Foreign minister conveys unease at US’S Af withdrawal
Ahead of the most expansive in-person engagement yet by an Indian Cabinet member with top Biden administration officials, external affairs minister S Jaishankar on Wednesday reiterated deep Indian unease with the US’S plan to withdraw all troops from Afghanistan for “political expediency”. The gains of the last 20 years in Afghanistan is “something worth protecting, defending, nurturing” and they should not be “lightly sacrificed at the expediency of politics of the day”, Jaishankar said. “I think people do worry about what would happen if things go bad,” he said.
External affairs minister S Jaishankar on Wednesday reiterated deep Indian unease with the US’S plan to withdraw all troops from Afghanistan for “political expediency”.
The gains of the last 20 years in Afghanistan, during which an entire generation of Afghans grew up not knowing what the previous years were like, is “something worth protecting, defending, nurturing” and they should not be “lightly sacrificed at the expediency of politics of the day”, Jaishankar said in a virtual conversation with former US National Security Adviser HR Mcmaster, who was one of the Trump administration’s most ardent advocates of stronger ties with India. Mcmaster is now with the Hoover Institution, an arm of Stanford University.
“I think people do worry about what would happen if things go bad,” Jaishankar added from New York, citing conversations he has had with counterparts around the world, especially in Europe, about the future of Afghanistan post US withdrawal without settling the key issue of who will be in charge.

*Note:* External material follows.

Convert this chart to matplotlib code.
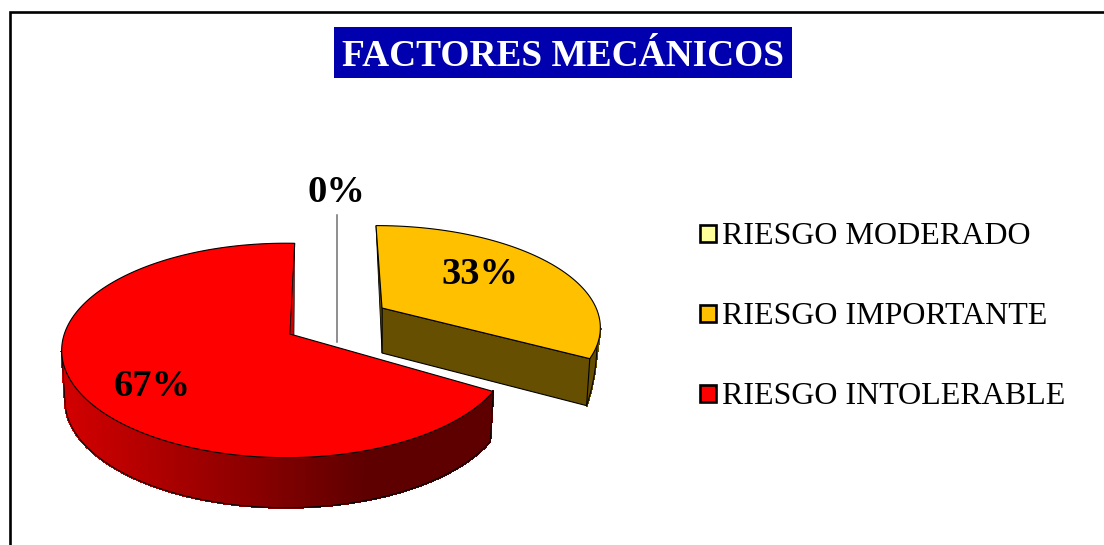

On April 14, President Joe Biden announced that all US troops will be out of Afghanistan by September 11, the 20th anniversary of the terrorist attacks that led to the Us-led invasion of Afghanistan, in search of the perpetrators, al Qaeda leaders, and operatives sheltered there under the protection of the Taliban regime. India has a place at the table in America’s post-pullout plan, as detailed in the leaked letter from secretary of state Antony Blinken to President Ashraf Ghani. But New Delhi, irrespective of the party in power, has long advocated some US military presence in Afghanistan, no matter how small, for a scarecrow deterrent impact on terrorism not only in Afghanistan but all of South Asia, especially in Pakistan. Biden’s Afghanistan policy, which is a continuation of former president Donald Trump’s policy moored in ending “endless wars”, is the only major issue muddying bilateral ties this time.